Hannah had many contacts with police in her youth as both a victim and offender. Hannah was frequently in contact with police for offences including motor vehicle theft, property damage, drug detection, theft and aggravated assault with associated factors of alcohol or drugs. Between the ages of 15 and 17 Hannah had numerous juvenile justice custody episodes for periods of up to six months as well as juvenile control orders, and probation with and without supervision. Hannah has had 96 police contacts recorded, 33 of which relate to domestic violence and has had hundreds of days in both juvenile and adult custody. Hannah has served numerous short remand and prison sentences as an adult.

After the birth of her first child she and her baby became homeless. She lost her public housing when she had a number of custodial episodes during which she also attempted suicide and had a number of self-harm reports. When out of prison Hannah continued to experience dozens of domestic violence episodes resulting in 17 AVOs being taken out by Hannah against her partner and her partner against Hannah. In the majority of these contacts the police note that alcohol was involved. On one occasion police were called to Hannah’s place and found she had been seriously assaulted by her partner, and then arrested her for breaching community orders. On another occasion Hannah was evicted from a housing tenancy after her partner damaged the property, and soon after committed a serious offence and spent another year in custody. There were numerous reports by police to Community Services of a child at risk in the DV instances.

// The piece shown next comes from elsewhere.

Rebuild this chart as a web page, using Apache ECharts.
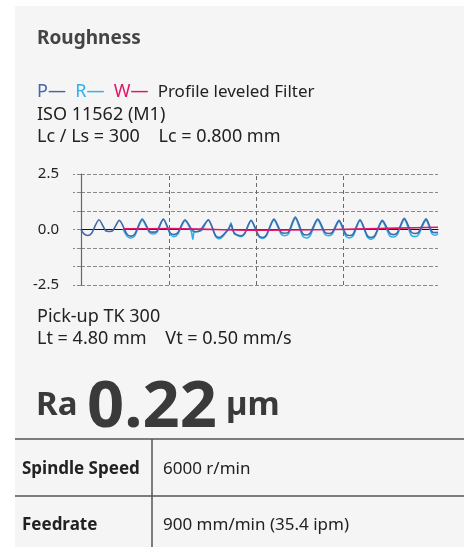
<!DOCTYPE html>
<html>
<head>
<meta charset="utf-8">
<script src="https://cdn.jsdelivr.net/npm/echarts@6/dist/echarts.min.js"></script>
<style>
  html, body { margin: 0; padding: 0; background: #ffffff; }
  #panel { position: absolute; left: 15px; top: 6px; width: 449px; height: 541px; background: #f5f5f5; }
  #chart { position: absolute; left: 0; top: 0; width: 464px; height: 547px; }
</style>
</head>
<body>
<div id="panel"></div>
<div id="chart"></div>
<script>
// ---- data (mm along trace, µm height) ----
const profileP = [
  [0.00, 0.00], [0.04, -0.20], [0.09, -0.27], [0.14, -0.18], [0.242, 0.44],
  [0.33, -0.05], [0.38, -0.09], [0.43, -0.04], [0.515, 0.41],
  [0.62, -0.22], [0.67, -0.30], [0.72, -0.22], [0.824, 0.47],
  [0.92, -0.08], [0.97, -0.12], [1.02, -0.08], [1.107, 0.47],
  [1.20, -0.15], [1.25, -0.23], [1.30, -0.15], [1.398, 0.44],
  [1.50, -0.05], [1.55, -0.10], [1.60, -0.05], [1.712, 0.42],
  [1.81, -0.28], [1.86, -0.36], [1.91, -0.25], [1.97, -0.05], [2.017, 0.22], [2.06, -0.18],
  [2.10, -0.25], [2.15, -0.28], [2.20, -0.18], [2.286, 0.42],
  [2.39, -0.28], [2.44, -0.36], [2.49, -0.26], [2.595, 0.47],
  [2.69, -0.12], [2.74, -0.17], [2.79, -0.12], [2.881, 0.56],
  [2.98, -0.18], [3.03, -0.25], [3.08, -0.17], [3.183, 0.47],
  [3.28, -0.12], [3.33, -0.18], [3.38, -0.12], [3.469, 0.41],
  [3.56, -0.20], [3.61, -0.27], [3.66, -0.20], [3.751, 0.44],
  [3.85, -0.28], [3.90, -0.36], [3.95, -0.27], [4.051, 0.41],
  [4.15, -0.16], [4.20, -0.23], [4.25, -0.16], [4.347, 0.50],
  [4.44, -0.12], [4.49, -0.18], [4.54, -0.12], [4.639, 0.48],
  [4.72, -0.10], [4.77, -0.14], [4.80, -0.12]
];
const profileR = [
  [0.565, 0.02], [0.62, -0.30], [0.67, -0.38], [0.72, -0.30], [0.824, 0.42],
  [0.92, -0.14], [0.97, -0.20], [1.02, -0.13], [1.107, 0.45],
  [1.20, -0.22], [1.25, -0.32], [1.30, -0.22], [1.398, 0.38],
  [1.48, -0.06], [1.505, -0.45], [1.52, -0.12], [1.58, -0.08], [1.62, -0.05], [1.712, 0.45],
  [1.81, -0.32], [1.86, -0.42], [1.91, -0.30], [1.96, -0.05], [1.99, 0.02], [2.017, 0.30],
  [2.04, -0.05], [2.10, -0.26], [2.15, -0.32], [2.20, -0.20], [2.286, 0.40],
  [2.39, -0.32], [2.44, -0.40], [2.49, -0.30], [2.595, 0.42],
  [2.69, -0.20], [2.74, -0.28], [2.79, -0.20], [2.881, 0.50],
  [2.98, -0.30], [3.03, -0.38], [3.08, -0.28], [3.183, 0.42],
  [3.28, -0.22], [3.33, -0.28], [3.38, -0.20], [3.469, 0.36],
  [3.56, -0.30], [3.61, -0.38], [3.66, -0.28], [3.751, 0.40],
  [3.85, -0.34], [3.90, -0.44], [3.95, -0.32], [4.051, 0.36],
  [4.15, -0.28], [4.20, -0.34], [4.25, -0.24], [4.347, 0.45],
  [4.44, -0.26], [4.49, -0.32], [4.54, -0.22], [4.639, 0.42],
  [4.72, -0.20], [4.77, -0.26], [4.80, -0.18]
];
const profileW = [
  [0.565, 0.03], [1.20, 0.04], [1.80, 0.00], [2.30, -0.03], [2.80, -0.02],
  [3.40, 0.00], [4.00, 0.04], [4.50, 0.08], [4.80, 0.10]
];
const yTickLabels = ['2.5', '0.0', '-2.5'];
const xMin = 0, xMax = 4.8;
const yMin = -2.5, yMax = 2.5;
const vGridX = [1.18, 2.35, 3.53];

const legendItems = [
  { key: 'P', color: '#4368a8' },
  { key: 'R', color: '#2cb3ea' },
  { key: 'W', color: '#e3136a' }
];
const headerTitle = 'Roughness';
const infoLines1 = ['ISO 11562 (M1)', 'Lc / Ls = 300    Lc = 0.800 mm'];
const infoLines2 = ['Pick-up TK 300', 'Lt = 4.80 mm    Vt = 0.50 mm/s'];
const raLabel = 'Ra', raValue = '0.22', raUnit = 'µm';
const tableRows = [
  ['Spindle Speed', '6000 r/min'],
  ['Feedrate', '900 mm/min (35.4 ipm)']
];

// ---- chart ----
const FONT = 'Noto Sans';
const TXT = '#222222';
const BIG = '#3a3a3a';
const chart = echarts.init(document.getElementById('chart'), null, { renderer: 'canvas' });

const legendRich = {};
let legendText = '';
legendItems.forEach((it, i) => {
  legendRich['c' + i] = { fill: it.color, fontSize: 18, fontFamily: FONT };
  legendText += '{c' + i + '|' + it.key + '— }' + (i < legendItems.length - 1 ? '{sp| }' : '');
});
legendRich.sp = { fontSize: 18, fontFamily: FONT };
legendRich.t = { fill: TXT, fontSize: 17, fontFamily: FONT };
legendText += '{t| Profile leveled Filter}';

function txt(x, y, text, font, fill) {
  return { type: 'text', x: x, y: y, style: { text: text, font: font, fill: fill, verticalAlign: 'middle' } };
}

const graphics = [
  txt(37, 39, headerTitle, 'bold 19px ' + FONT, '#444444'),
  { type: 'text', x: 37, y: 92, style: { text: legendText, rich: legendRich, verticalAlign: 'middle' } },
  txt(37, 115, infoLines1[0], '18px ' + FONT, TXT),
  txt(37, 137, infoLines1[1], '18px ' + FONT, TXT),
  txt(37, 317, infoLines2[0], '18px ' + FONT, TXT),
  txt(37, 339, infoLines2[1], '18px ' + FONT, TXT),
  txt(36, 406, raLabel, 'bold 33px ' + FONT, BIG),
  txt(87, 408, raValue, 'bold 65px ' + FONT, BIG),
  txt(226, 406, raUnit, 'bold 33px ' + FONT, BIG),
  { type: 'line', shape: { x1: 15, y1: 439, x2: 464, y2: 439 }, style: { stroke: '#555555', lineWidth: 1.5 } },
  { type: 'line', shape: { x1: 15, y1: 496, x2: 464, y2: 496 }, style: { stroke: '#555555', lineWidth: 1.5 } },
  { type: 'line', shape: { x1: 152, y1: 439, x2: 152, y2: 547 }, style: { stroke: '#555555', lineWidth: 1.5 } }
];
tableRows.forEach((row, i) => {
  const cy = 469 + i * 56;
  graphics.push(txt(22, cy, row[0], 'bold 17px ' + FONT, '#222222'));
  graphics.push(txt(163, cy, row[1], '17px ' + FONT, TXT));
});

const option = {
  backgroundColor: 'transparent',
  animation: false,
  grid: { left: 81, right: 26, top: 174, bottom: 262 },
  xAxis: {
    type: 'value', min: xMin, max: xMax,
    axisLine: { show: true, onZero: true, lineStyle: { color: '#111111', width: 1.2 } },
    axisTick: { show: false }, axisLabel: { show: false }, splitLine: { show: false }
  },
  yAxis: {
    type: 'value', min: yMin, max: yMax, interval: (yMax - yMin) / 6,
    axisLine: { show: true, lineStyle: { color: '#666666', width: 1.2 } },
    axisTick: { show: true, length: 8, lineStyle: { color: '#888888', type: [4, 2] } },
    axisLabel: {
      margin: 22, color: TXT, fontSize: 15, fontFamily: FONT,
      formatter: function (v) {
        if (Math.abs(v - yMax) < 1e-6) return yTickLabels[0];
        if (Math.abs(v) < 1e-6) return yTickLabels[1];
        if (Math.abs(v - yMin) < 1e-6) return yTickLabels[2];
        return '';
      }
    },
    splitLine: { show: true, lineStyle: { color: '#8a8a8a', type: [4, 2], width: 1 } }
  },
  series: [
    {
      name: 'R', type: 'line', data: profileR, showSymbol: false, smooth: 0.25,
      lineStyle: { color: legendItems[1].color, width: 1.6 }, z: 2
    },
    {
      name: 'P', type: 'line', data: profileP, showSymbol: false, smooth: 0.25,
      lineStyle: { color: legendItems[0].color, width: 1.6 }, z: 3,
      markLine: {
        silent: true, symbol: 'none', label: { show: false },
        lineStyle: { color: '#6a6a6a', type: [4, 3], width: 1 },
        data: vGridX.map(x => ({ xAxis: x }))
      }
    },
    {
      name: 'W', type: 'line', data: profileW, showSymbol: false, smooth: 0.3,
      lineStyle: { color: legendItems[2].color, width: 1.6 }, z: 4
    }
  ],
  graphic: graphics
};
chart.setOption(option);
</script>
</body>
</html>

Hannah continues to move in and out of public housing, custody and homelessness. Hannah’s regular contact with police for DV related matters began just after the birth of her first child, and intensified following the birth of each subsequent child.  Police noted that Hannah is illiterate and this may assist in explaining some of her interactions with criminal justice and human service agencies; for example, her repeated offences relating to driving whilst unlicensed, and her lack of pursuing of AVOs on a number of occasions. There have been systemic failings to intervene and support her as a child and as an adult.